The euro's recent strength against the dollar has been driven more by expectations of rate cuts from the Federal Reserve than by the European Central Bank. Last week's U.S. jobs report challenged the view that the ECB will lag behind the Fed in rate cuts, weakening the euro's appeal. Traders are awaiting key U.S. inflation data due later Thursday, which could put further pressure on the euro.

Hedge funds have increased their short euro positions in over-the-counter trades this week since the release of U.S. nonfarm payrolls data, according to several foreign exchange traders familiar with the trading.

The euro is currently trading around $1.0950, close to its lowest level since mid-August. Since the end of September, the euro has fallen more than 2% against the dollar, from $1.12 to just above $1.09. Data from the Depository Trust & Clearing Corporation (DTCC) showed that traders are preparing for the currency pair to fall to around $1.08.

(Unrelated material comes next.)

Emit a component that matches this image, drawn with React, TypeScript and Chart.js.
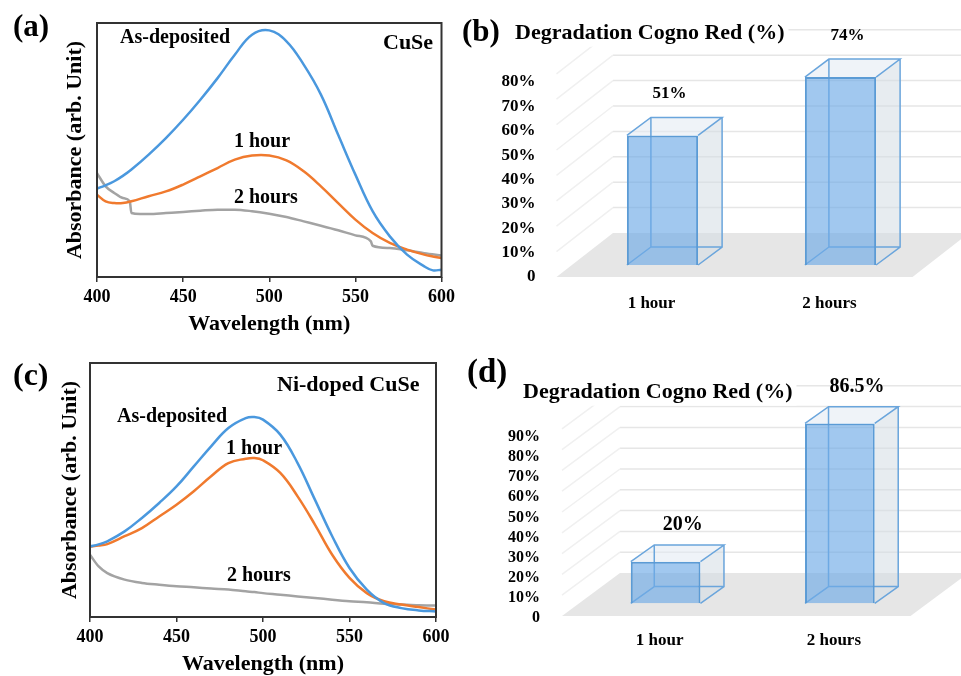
import React, { useEffect, useRef } from 'react';
import { Chart, registerables } from 'chart.js';

Chart.register(...registerables);

const FONT = "'Liberation Serif', 'Times New Roman', serif";

// ---------- Panel (a): CuSe absorbance ----------
const cuseWavelength = [400, 405, 410, 415, 420, 430, 440, 450, 460, 470, 480, 490, 500, 510, 520, 530, 540, 550, 560, 570, 580, 590, 595, 600];
const cuseAsDeposited = [34.8, 36.1, 37.7, 39.8, 42.3, 48.2, 54.7, 61.9, 69.8, 78.3, 87.5, 95.4, 97.1, 92.8, 83.6, 71.8, 56.0, 40.3, 25.9, 16.0, 8.8, 4.2, 2.6, 2.9];
const cuseOneHour = [32.4, 29.8, 29.1, 29.1, 29.8, 31.8, 33.7, 36.4, 39.6, 42.9, 46.2, 47.8, 47.8, 45.9, 41.6, 35.7, 29.1, 22.6, 17.3, 13.4, 10.8, 8.8, 8.1, 7.5];
const cuseTwoHoursWavelength = [400, 405, 410, 415, 419, 420, 425, 430, 440, 450, 460, 470, 480, 490, 500, 510, 520, 530, 540, 550, 559, 560, 570, 580, 590, 600];
const cuseTwoHours = [40.9, 35.7, 33.1, 31.1, 29.8, 25.2, 24.8, 24.8, 25.2, 25.6, 26.1, 26.5, 26.5, 25.9, 24.9, 23.6, 21.9, 20.2, 18.4, 16.4, 14.0, 12.3, 11.4, 10.5, 9.4, 8.5];

// ---------- Panel (c): Ni-doped CuSe absorbance ----------
const niWavelength = [400, 405, 410, 420, 430, 440, 450, 460, 470, 480, 490, 495, 500, 510, 520, 530, 540, 550, 560, 570, 580, 590, 600];
const niAsDeposited = [27.8, 28.6, 29.8, 33.7, 39.0, 44.9, 51.4, 59.3, 67.2, 74.4, 78.3, 78.7, 77.7, 71.8, 60.6, 46.2, 31.8, 19.3, 10.8, 5.5, 3.5, 2.6, 2.2];
const niOneHour = [27.8, 28.1, 28.7, 31.8, 35.0, 39.6, 44.2, 49.5, 55.4, 60.6, 62.3, 62.6, 61.7, 56.7, 47.5, 36.4, 24.5, 15.4, 9.4, 6.2, 4.9, 3.9, 2.9];
const niTwoHours = [24.5, 19.9, 17.3, 14.7, 13.4, 12.7, 12.1, 11.7, 11.2, 10.8, 10.1, 9.8, 9.4, 8.8, 8.1, 7.5, 6.8, 6.2, 5.8, 5.2, 4.9, 4.6, 4.5];

const wavelengthTicks = [400, 450, 500, 550, 600];

// ---------- Panels (b) and (d): degradation ----------
const categories = ['1 hour', '2 hours'];
const cuseDegradation = [51, 74];
const niDegradation = [20, 86.5];
const cuseDegTicks = [0, 10, 20, 30, 40, 50, 60, 70, 80];
const niDegTicks = [0, 10, 20, 30, 40, 50, 60, 70, 80, 90];

const COLORS = { dep: '#4A98DE', h1: '#F07A2E', h2: '#A3A3A3' };

type TextItem = { text: string; x: number; y: number; size: number; baseline?: CanvasTextBaseline; bg?: boolean };

function makeTextPlugin(items: TextItem[]) {
  return {
    id: 'texts',
    afterDraw(chart: any) {
      const ctx = chart.ctx;
      ctx.save();
      for (const it of items) {
        ctx.font = `bold ${it.size}px ${FONT}`;
        ctx.textAlign = 'left';
        ctx.textBaseline = it.baseline || 'alphabetic';
        if (it.bg) {
          const w = ctx.measureText(it.text).width;
          ctx.fillStyle = '#fff';
          ctx.fillRect(it.x - 4, it.y - it.size, w + 8, it.size * 1.35);
        }
        ctx.fillStyle = '#000';
        ctx.fillText(it.text, it.x, it.y);
      }
      ctx.restore();
    },
  };
}

const framePlugin = {
  id: 'frame',
  afterDraw(chart: any) {
    const { left, top, right, bottom } = chart.chartArea;
    const ctx = chart.ctx;
    ctx.save();
    ctx.strokeStyle = '#333';
    ctx.lineWidth = 2;
    ctx.strokeRect(left, top, right - left, bottom - top);
    ctx.restore();
  },
};

type Series = { label: string; wl: number[]; values: number[]; color: string; mono?: boolean };

function makeLineConfig(series: Series[], lay: any, texts: TextItem[]) {
  const titleFont = { family: FONT, size: 22, weight: 'bold' as const };
  return {
    type: 'line' as const,
    data: {
      datasets: series.map((s) => ({
        label: s.label,
        data: s.wl.map((x, i) => ({ x, y: s.values[i] })),
        borderColor: s.color,
        borderWidth: 2.5,
        pointRadius: 0,
        cubicInterpolationMode: s.mono ? ('monotone' as const) : ('default' as const),
        tension: s.mono ? 0 : 0.4,
        fill: false,
      })),
    },
    options: {
      animation: false as const,
      responsive: false,
      events: [],
      layout: { padding: { top: lay.top, right: lay.right, left: 0, bottom: 0 } },
      scales: {
        x: {
          type: 'linear' as const,
          min: 400,
          max: 600,
          afterBuildTicks: (s: any) => { s.ticks = wavelengthTicks.map((v) => ({ value: v })); },
          ticks: { color: '#000', font: { family: FONT, size: 18, weight: 'bold' as const }, padding: 5 },
          grid: { drawOnChartArea: false, drawTicks: true, tickLength: 5, color: '#333', lineWidth: 1.5 },
          border: { display: false },
          title: { display: true, text: 'Wavelength (nm)', color: '#000', font: titleFont, padding: { top: 0, bottom: lay.xTitleBottom } },
          afterFit: (s: any) => { s.height = lay.xAxisH; },
        },
        y: {
          min: 0,
          max: 100,
          ticks: { display: false },
          grid: { display: false },
          border: { display: false },
          title: { display: true, text: 'Absorbance (arb. Unit)', color: '#000', font: titleFont, padding: { top: lay.yTitleTop, bottom: 0 } },
          afterFit: (s: any) => { s.width = lay.yAxisW; s.paddingTop = 0; s.paddingBottom = 0; },
        },
      },
      plugins: { legend: { display: false }, tooltip: { enabled: false } },
    },
    plugins: [framePlugin, makeTextPlugin(texts)],
  };
}

function makeBox3d(cfg: any) {
  return {
    id: 'box3d',
    beforeDatasetsDraw(chart: any) {
      const ctx = chart.ctx;
      const ca = chart.chartArea;
      const ys = chart.scales.y;
      const y0 = ys.getPixelForValue(0);
      const [ffx, ffy] = cfg.floorFront;
      const [fbx, fby] = cfg.floorBack;
      ctx.save();
      // floor
      ctx.fillStyle = '#e6e6e6';
      ctx.beginPath();
      ctx.moveTo(ca.left + ffx, y0 + ffy);
      ctx.lineTo(ca.right + ffx, y0 + ffy);
      ctx.lineTo(ca.right + fbx, y0 + fby);
      ctx.lineTo(ca.left + fbx, y0 + fby);
      ctx.closePath();
      ctx.fill();
      // back wall + side wall gridlines
      ctx.lineWidth = 1.5;
      for (const v of cfg.ticks) {
        if (v === 0) continue;
        const py = ys.getPixelForValue(v);
        ctx.strokeStyle = '#e6e6e6';
        ctx.beginPath();
        ctx.moveTo(ca.left + fbx, py + fby);
        ctx.lineTo(chart.width, py + fby);
        ctx.stroke();
        ctx.strokeStyle = '#f0f0f0';
        ctx.beginPath();
        ctx.moveTo(ca.left + fbx, py + fby);
        ctx.lineTo(ca.left + ffx, py + ffy);
        ctx.stroke();
      }
      // bar back, side and top faces
      const [dx, dy] = cfg.depth;
      const meta = chart.getDatasetMeta(0);
      meta.data.forEach((bar: any) => {
        const p = bar.getProps(['x', 'y', 'base', 'width'], true);
        const L = p.x - p.width / 2;
        const R = p.x + p.width / 2;
        const T = p.y;
        const B = p.base;
        const poly = (pts: number[][], fill: string) => {
          ctx.beginPath();
          ctx.moveTo(pts[0][0], pts[0][1]);
          for (let i = 1; i < pts.length; i++) ctx.lineTo(pts[i][0], pts[i][1]);
          ctx.closePath();
          ctx.fillStyle = fill;
          ctx.fill();
        };
        poly([[R, T], [R + dx, T + dy], [R + dx, B + dy], [R, B]], 'rgba(212,220,228,0.55)');
        poly([[L, T], [L + dx, T + dy], [R + dx, T + dy], [R, T]], 'rgba(226,234,242,0.55)');
        ctx.strokeStyle = '#6AA5DC';
        ctx.lineWidth = 1.5;
        ctx.beginPath();
        ctx.moveTo(L + dx, T + dy); ctx.lineTo(L + dx, B + dy); ctx.lineTo(R + dx, B + dy);
        ctx.moveTo(L, B); ctx.lineTo(L + dx, B + dy);
        ctx.moveTo(L, T); ctx.lineTo(L + dx, T + dy); ctx.lineTo(R + dx, T + dy); ctx.lineTo(R, T);
        ctx.moveTo(R + dx, T + dy); ctx.lineTo(R + dx, B + dy); ctx.lineTo(R, B);
        ctx.stroke();
      });
      ctx.restore();
    },
    afterDatasetsDraw(chart: any) {
      const ctx = chart.ctx;
      const meta = chart.getDatasetMeta(0);
      const vals = chart.data.datasets[0].data;
      ctx.save();
      ctx.font = `bold ${cfg.labelSize}px ${FONT}`;
      ctx.textAlign = 'center';
      ctx.textBaseline = 'middle';
      ctx.fillStyle = '#000';
      meta.data.forEach((bar: any, i: number) => {
        const p = bar.getProps(['x', 'y'], true);
        ctx.fillText(`${vals[i]}%`, p.x + cfg.labelDx, p.y + cfg.labelDy);
      });
      ctx.restore();
    },
  };
}

function makeBarConfig(values: number[], ticks: number[], lay: any, texts: TextItem[]) {
  const tickFont = { family: FONT, size: lay.tickSize, weight: 'bold' as const };
  return {
    type: 'bar' as const,
    data: {
      labels: categories,
      datasets: [
        {
          label: 'Degradation Cogno Red (%)',
          data: values,
          backgroundColor: 'rgba(110,170,230,0.65)',
          borderColor: '#5B9BD5',
          borderWidth: 2,
          categoryPercentage: 1,
          barPercentage: 0.4,
          yAxisID: 'y',
        },
      ],
    },
    options: {
      animation: false as const,
      responsive: false,
      events: [],
      layout: { padding: { top: lay.top, right: lay.right, left: 0, bottom: 0 } },
      scales: {
        x: {
          type: 'category' as const,
          offset: true,
          grid: { display: false },
          border: { display: false },
          ticks: { color: '#000', font: { family: FONT, size: 17, weight: 'bold' as const }, padding: lay.xPad, labelOffset: lay.xLabelOffset },
          afterFit: (s: any) => { s.height = lay.xAxisH; s.paddingLeft = 0; s.paddingRight = 0; },
        },
        y: { display: false, min: lay.barMin, max: lay.barMax },
        yl: {
          position: 'left' as const,
          min: 0,
          max: lay.lblMax,
          afterBuildTicks: (s: any) => { s.ticks = ticks.map((v) => ({ value: v })); },
          ticks: { color: '#000', font: tickFont, padding: lay.yPad, callback: (v: any) => (v === 0 ? '0' : `${v}%`) },
          grid: { display: false },
          border: { display: false },
          afterFit: (s: any) => { s.width = lay.yAxisW; s.paddingTop = 0; s.paddingBottom = 0; },
        },
      },
      plugins: { legend: { display: false }, tooltip: { enabled: false } },
    },
    plugins: [
      makeBox3d({ ticks, depth: lay.depth, floorFront: lay.floorFront, floorBack: lay.floorBack, labelSize: lay.labelSize, labelDx: lay.labelDx, labelDy: lay.labelDy }),
      makeTextPlugin(texts),
    ],
  };
}

function ChartBox({ left, top, width, height, make }: { left: number; top: number; width: number; height: number; make: () => any }) {
  const ref = useRef<HTMLCanvasElement>(null);
  useEffect(() => {
    const chart = new Chart(ref.current as HTMLCanvasElement, make());
    return () => chart.destroy();
  }, []);
  return (
    <div style={{ position: 'absolute', left, top, width, height }}>
      <canvas ref={ref} width={width} height={height} style={{ width, height, display: 'block' }} />
    </div>
  );
}

export default function App() {
  const makeA = () =>
    makeLineConfig(
      [
        { label: 'As-deposited', wl: cuseWavelength, values: cuseAsDeposited, color: COLORS.dep },
        { label: '1 hour', wl: cuseWavelength, values: cuseOneHour, color: COLORS.h1 },
        { label: '2 hours', wl: cuseTwoHoursWavelength, values: cuseTwoHours, color: COLORS.h2, mono: true },
      ],
      { top: 23, right: 17, xAxisH: 63, yAxisW: 97, xTitleBottom: 2, yTitleTop: 62 },
      [
        { text: '(a)', x: 13, y: 28, size: 31, baseline: 'middle' },
        { text: 'As-deposited', x: 120, y: 43, size: 20 },
        { text: 'CuSe', x: 383, y: 49, size: 22 },
        { text: '1 hour', x: 234, y: 147, size: 20 },
        { text: '2 hours', x: 234, y: 203, size: 20 },
      ]
    );
  const makeC = () =>
    makeLineConfig(
      [
        { label: 'As-deposited', wl: niWavelength, values: niAsDeposited, color: COLORS.dep },
        { label: '1 hour', wl: niWavelength, values: niOneHour, color: COLORS.h1 },
        { label: '2 hours', wl: niWavelength, values: niTwoHours, color: COLORS.h2, mono: true },
      ],
      { top: 23, right: 24, xAxisH: 59, yAxisW: 90, xTitleBottom: -2, yTitleTop: 57 },
      [
        { text: '(c)', x: 13, y: 37, size: 32, baseline: 'middle' },
        { text: 'Ni-doped CuSe', x: 277, y: 51, size: 22 },
        { text: 'As-deposited', x: 117, y: 82, size: 20 },
        { text: '1 hour', x: 226, y: 114, size: 20 },
        { text: '2 hours', x: 227, y: 241, size: 20 },
      ]
    );
  const makeB = () =>
    makeBarConfig(
      cuseDegradation,
      cuseDegTicks,
      {
        top: 20, right: 31.5, xAxisH: 63, yAxisW: 113.5, yPad: 30, xPad: 8, xLabelOffset: -11, tickSize: 17,
        barMin: -4.72, barMax: 96.46, lblMax: 105.44,
        depth: [24, -18], floorFront: [-17, 12], floorBack: [39.5, -32],
        labelSize: 17, labelDx: 7, labelDy: -41.5,
      },
      [
        { text: '(b)', x: 2, y: 33, size: 31, baseline: 'middle' },
        { text: 'Degradation Cogno Red (%)', x: 55, y: 39, size: 22, bg: true },
      ]
    );
  const makeD = () =>
    makeBarConfig(
      niDegradation,
      niDegTicks,
      {
        top: 20, right: 34, xAxisH: 58, yAxisW: 118.5, yPad: 30.5, xPad: 4.5, xLabelOffset: -6, tickSize: 16,
        barMin: -7.07, barMax: 116.97, lblMax: 128.3,
        depth: [23.5, -16.7], floorFront: [-16.5, 12.7], floorBack: [41.5, -30.3],
        labelSize: 20, labelDx: 17, labelDy: -36.5,
      },
      [
        { text: '(d)', x: 7, y: 33, size: 33, baseline: 'middle' },
        { text: 'Degradation Cogno Red (%)', x: 63, y: 58, size: 22, bg: true },
      ]
    );
  return (
    <div style={{ position: 'fixed', left: 0, top: 0, width: 961, height: 676, background: '#fff', overflow: 'hidden' }}>
      <ChartBox left={0} top={0} width={460} height={340} make={makeA} />
      <ChartBox left={460} top={0} width={501} height={340} make={makeB} />
      <ChartBox left={0} top={340} width={460} height={336} make={makeC} />
      <ChartBox left={460} top={340} width={501} height={336} make={makeD} />
    </div>
  );
}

In September, the Fed cut interest rates sharply, kicking off an easing cycle that sent the dollar lower and the euro to a near three-month high. However, by October, the trend reversed as market participants began to expect a more modest rate cut from the Fed and a more dovish stance from the ECB.

Money markets now expect the Fed to cut rates by 45 basis points, while the European Central Bank is likely to strike a more dovish tone as it is expected to cut rates by 48 basis points amid weaker economic data and cooling inflation.

That contrasts with August and September, when markets expected the Fed to cut rates by at least an additional 25 basis points.

San Francisco Fed President Mary Daly even said on Wednesday local time that there might only be one rate cut this year.

Currently, the market expects US inflation to slow in September, but if inflation is in line with expectations or stronger, the recent momentum in Europe and the United States may continue. The latest minutes of the Federal Reserve's meeting also showed that some officials prefer to cut interest rates at a more moderate pace.